James Burns, cyber product leader, CFC Underwriting
There is definite potential, it is difficult to tell. I think it’s become mainstream, there are lots of mainstream lines of insurance where there aren’t necessarily government mandated. I’d compare it more to a property type insurance as opposed to maybe car insurance. Where car insurance tends to be lots of big third-party liability, whereas in cyber claims we see 95% as first party. So, it is definitely a possibility, but it is one of those ones that depends on appetite of government to do something like that.
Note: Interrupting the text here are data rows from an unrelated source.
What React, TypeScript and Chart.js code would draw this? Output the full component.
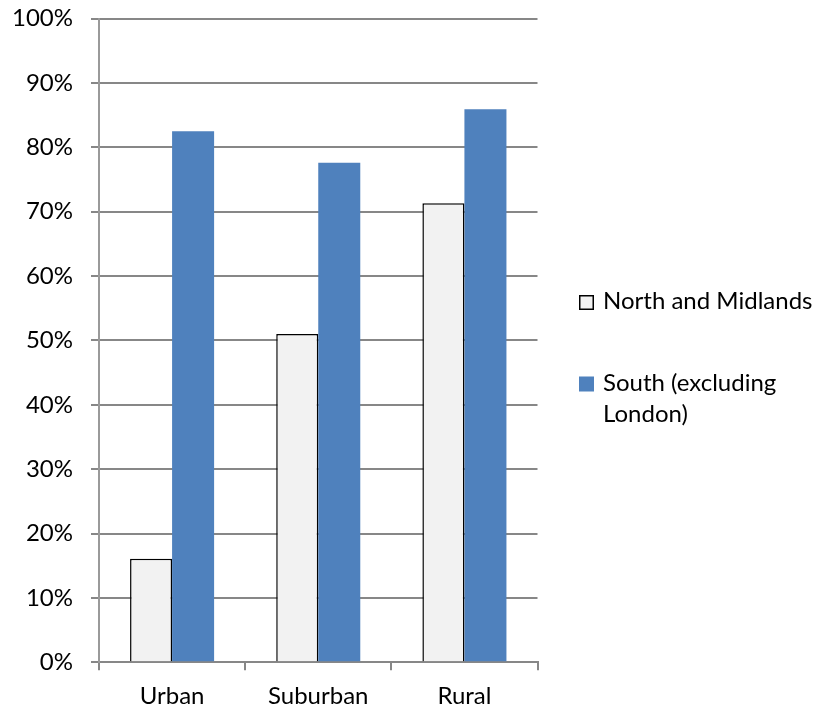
import React, { useEffect, useRef } from 'react';
import { Chart, registerables } from 'chart.js';

Chart.register(...registerables);

// ---- data ----
const categories: string[] = ['Urban', 'Suburban', 'Rural'];
const northMidlands: number[] = [16.1, 51.0, 71.3];
const southExLondon: number[] = [82.5, 77.6, 85.9];
const seriesNames: string[] = ['North and Midlands', 'South (excluding London)'];
const legendLines: string[][] = [['North and Midlands'], ['South (excluding', 'London)']];
const yTickStep = 10;
const yMax = 100;

// ---- style ----
const FONT = 'Lato';
const FONT_SIZE = 24;
const GRID = '#878787';
const NORTH_FILL = '#f2f2f2';
const SOUTH_FILL = '#4f81bd';

const LEGEND_BOX_X = 579;
const LEGEND_TEXT_X = 603;
const LEGEND_ITEM_BASE = [309, 390.5];
const LEGEND_LINE_STEP = 31;

const sideLegend = {
  id: 'sideLegend',
  afterDraw(chart: any) {
    const ctx = chart.ctx as CanvasRenderingContext2D;
    ctx.save();
    ctx.font = `${FONT_SIZE}px ${FONT}`;
    ctx.textBaseline = 'alphabetic';
    ctx.textAlign = 'left';
    chart.data.datasets.forEach((ds: any, i: number) => {
      const base = LEGEND_ITEM_BASE[i];
      const boxTop = base - 14;
      ctx.fillStyle = ds.backgroundColor;
      ctx.fillRect(LEGEND_BOX_X, boxTop, 15, 15);
      if (ds.borderWidth) {
        ctx.strokeStyle = ds.borderColor;
        ctx.lineWidth = 1.5;
        ctx.strokeRect(LEGEND_BOX_X + 0.75, boxTop + 0.75, 13.5, 13.5);
      }
      ctx.fillStyle = '#000';
      legendLines[i].forEach((line, j) => {
        ctx.fillText(line, LEGEND_TEXT_X, base + j * LEGEND_LINE_STEP);
      });
    });
    ctx.restore();
  },
};

export default function App() {
  const ref = useRef<HTMLCanvasElement | null>(null);

  useEffect(() => {
    if (!ref.current) return;
    Chart.defaults.font.family = FONT;
    Chart.defaults.font.size = FONT_SIZE;
    Chart.defaults.color = '#000';
    const chart = new Chart(ref.current, {
      type: 'bar',
      data: {
        labels: categories,
        datasets: [
          {
            label: seriesNames[0],
            data: northMidlands,
            backgroundColor: NORTH_FILL,
            borderColor: '#000',
            borderWidth: 1.5,
            borderSkipped: 'start',
          },
          {
            label: seriesNames[1],
            data: southExLondon,
            backgroundColor: SOUTH_FILL,
            borderWidth: 0,
          },
        ],
      },
      options: {
        animation: false,
        responsive: true,
        maintainAspectRatio: false,
        layout: { padding: { top: 18.5, right: 292.5, left: 0, bottom: 0 } },
        datasets: {
          bar: { categoryPercentage: 0.575, barPercentage: 1 },
        },
        plugins: {
          legend: { display: false },
          tooltip: { enabled: false },
        },
        scales: {
          x: {
            grid: {
              offset: true,
              drawOnChartArea: false,
              drawTicks: true,
              tickLength: 8,
              color: GRID,
              lineWidth: 2,
            },
            border: { display: true, color: GRID, width: 2 },
            ticks: { padding: 12, color: '#000', font: { family: FONT, size: FONT_SIZE } },
            afterFit: (scale: any) => {
              scale.height = 710 - 662.3;
              scale.paddingLeft = 0;
              scale.paddingRight = 0;
            },
          },
          y: {
            min: 0,
            max: yMax,
            ticks: {
              stepSize: yTickStep,
              padding: 18,
              color: '#000',
              font: { family: FONT, size: FONT_SIZE },
              callback: (v: any) => `${v}%`,
            },
            grid: {
              color: GRID,
              lineWidth: 2,
              tickLength: 8,
              drawTicks: true,
            },
            border: { display: true, color: '#9a9a9a', width: 2 },
            afterFit: (scale: any) => {
              scale.width = 99;
              scale.paddingTop = 0;
              scale.paddingBottom = 0;
            },
          },
        },
      },
      plugins: [sideLegend],
    });
    return () => chart.destroy();
  }, []);

  return (
    <div style={{ position: 'absolute', left: 0, top: 0, width: 830, height: 710, background: '#fff' }}>
      <canvas ref={ref} />
    </div>
  );
}
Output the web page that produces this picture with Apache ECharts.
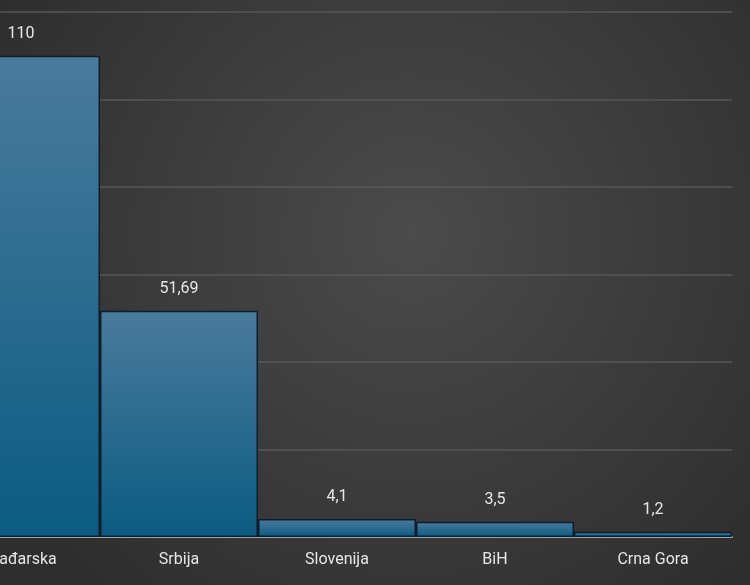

Rose Howarth, insurance expert at MoneySuperMarket
Whilst cyber-attacks are a very real and consistent threat to businesses, regardless of their size or client type, cyber insurance remains in its infancy as a product and relatively unknown across the market. Risk awareness of cybercrime and the threat this could have to your business still needs to be addressed.
With this being said, cyber insurance is unlikely to become a compulsory purchase in the near future. However it will no doubt become a recommended purchase and only compulsory if contractual by third parties or regulatory bodies.
Joshua Motta, chief executive and founder of Coalition
To some extent, it already is. A growing number of corporations now contractually require the purchase of cyber insurance by all of their business partners. I believe this trend will only continue to grow.
Beyond this, and with the growing regulatory focus on data breaches and privacy violations, the mandate to purchase cyber insurance could well expand. It is no longer out of the question that regulators might require cyber insurance coverage in a similar way that companies must purchase workers compensation insurance today. Public sector mandates are more likely if private sector solutions fail.